==== Available data

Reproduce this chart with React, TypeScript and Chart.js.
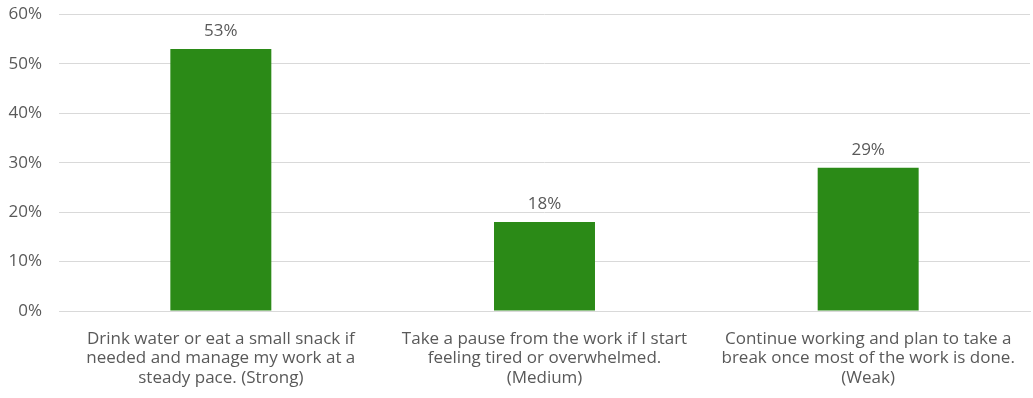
import React, { useEffect, useRef } from "react";
import { Chart, registerables } from "chart.js";

Chart.register(...registerables);

const categories: string[][] = [
  ["Drink water or eat a small snack if", "needed and manage my work at a", "steady pace. (Strong)"],
  ["Take a pause from the work if I start", "feeling tired or overwhelmed.", "(Medium)"],
  ["Continue working and plan to take a", "break once most of the work is done.", "(Weak)"],
];
const shares: number[] = [53, 18, 29];
const yTicks: number[] = [0, 10, 20, 30, 40, 50, 60];

const FONT = "'Open Sans', Lato, sans-serif";
const TEXT = "#595959";
const BAR = "#2B8A17";

const valueLabels = {
  id: "valueLabels",
  afterDatasetsDraw(chart: any) {
    const { ctx } = chart;
    const meta = chart.getDatasetMeta(0);
    ctx.save();
    ctx.font = `17px ${FONT}`;
    ctx.fillStyle = TEXT;
    ctx.textAlign = "center";
    ctx.textBaseline = "middle";
    meta.data.forEach((bar: any, i: number) => {
      ctx.fillText(`${shares[i]}%`, bar.x, bar.y - 18);
    });
    ctx.restore();
  },
};

export default function App() {
  const ref = useRef<HTMLCanvasElement | null>(null);

  useEffect(() => {
    if (!ref.current) return;
    const chart = new Chart(ref.current, {
      type: "bar",
      data: {
        labels: categories,
        datasets: [
          {
            data: shares,
            backgroundColor: BAR,
            borderWidth: 0,
            barPercentage: 1,
            categoryPercentage: 0.312,
          },
        ],
      },
      options: {
        animation: false,
        responsive: false,
        maintainAspectRatio: false,
        layout: { padding: { top: 14.5, right: 3, left: 0, bottom: 0 } },
        plugins: {
          legend: { display: false },
          tooltip: { enabled: false },
        },
        scales: {
          x: {
            grid: { display: false, drawTicks: false },
            border: { color: "#D9D9D9", width: 1 },
            ticks: {
              color: TEXT,
              font: { family: FONT, size: 17, lineHeight: 1.15 },
              padding: 18,
              maxRotation: 0,
              autoSkip: false,
            },
            afterFit(scale: any) {
              scale.height = 87;
              scale.paddingLeft = 0;
              scale.paddingRight = 0;
            },
          },
          y: {
            min: 0,
            max: 60,
            afterBuildTicks(scale: any) {
              scale.ticks = yTicks.map((v) => ({ value: v }));
            },
            grid: { color: "#D9D9D9", drawTicks: false },
            border: { display: false },
            ticks: {
              color: TEXT,
              font: { family: FONT, size: 17 },
              padding: 17,
              callback: (v: any) => `${v}%`,
            },
            afterFit(scale: any) {
              scale.width = 59;
              scale.paddingTop = 0;
              scale.paddingBottom = 0;
            },
          },
        },
      },
      plugins: [valueLabels],
    });
    return () => chart.destroy();
  }, []);

  return (
    <div style={{ position: "fixed", left: 0, top: 0, width: 1033, height: 398, background: "#fff" }}>
      <canvas ref={ref} width={1033} height={398} />
    </div>
  );
}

========

Without any pictures, reproduce the lines from the first one in the material through the line that has "const ref = useRef<HTMLCanvasElement", exactly as they appear.

◆ Written response
Reproduce this chart with React, TypeScript and Chart.js.
import React, { useEffect, useRef } from "react";
import { Chart, registerables } from "chart.js";

Chart.register(...registerables);

const categories: string[][] = [
  ["Drink water or eat a small snack if", "needed and manage my work at a", "steady pace. (Strong)"],
  ["Take a pause from the work if I start", "feeling tired or overwhelmed.", "(Medium)"],
  ["Continue working and plan to take a", "break once most of the work is done.", "(Weak)"],
];
const shares: number[] = [53, 18, 29];
const yTicks: number[] = [0, 10, 20, 30, 40, 50, 60];

const FONT = "'Open Sans', Lato, sans-serif";
const TEXT = "#595959";
const BAR = "#2B8A17";

const valueLabels = {
  id: "valueLabels",
  afterDatasetsDraw(chart: any) {
    const { ctx } = chart;
    const meta = chart.getDatasetMeta(0);
    ctx.save();
    ctx.font = `17px ${FONT}`;
    ctx.fillStyle = TEXT;
    ctx.textAlign = "center";
    ctx.textBaseline = "middle";
    meta.data.forEach((bar: any, i: number) => {
      ctx.fillText(`${shares[i]}%`, bar.x, bar.y - 18);
    });
    ctx.restore();
  },
};

export default function App() {
  const ref = useRef<HTMLCanvasElement | null>(null);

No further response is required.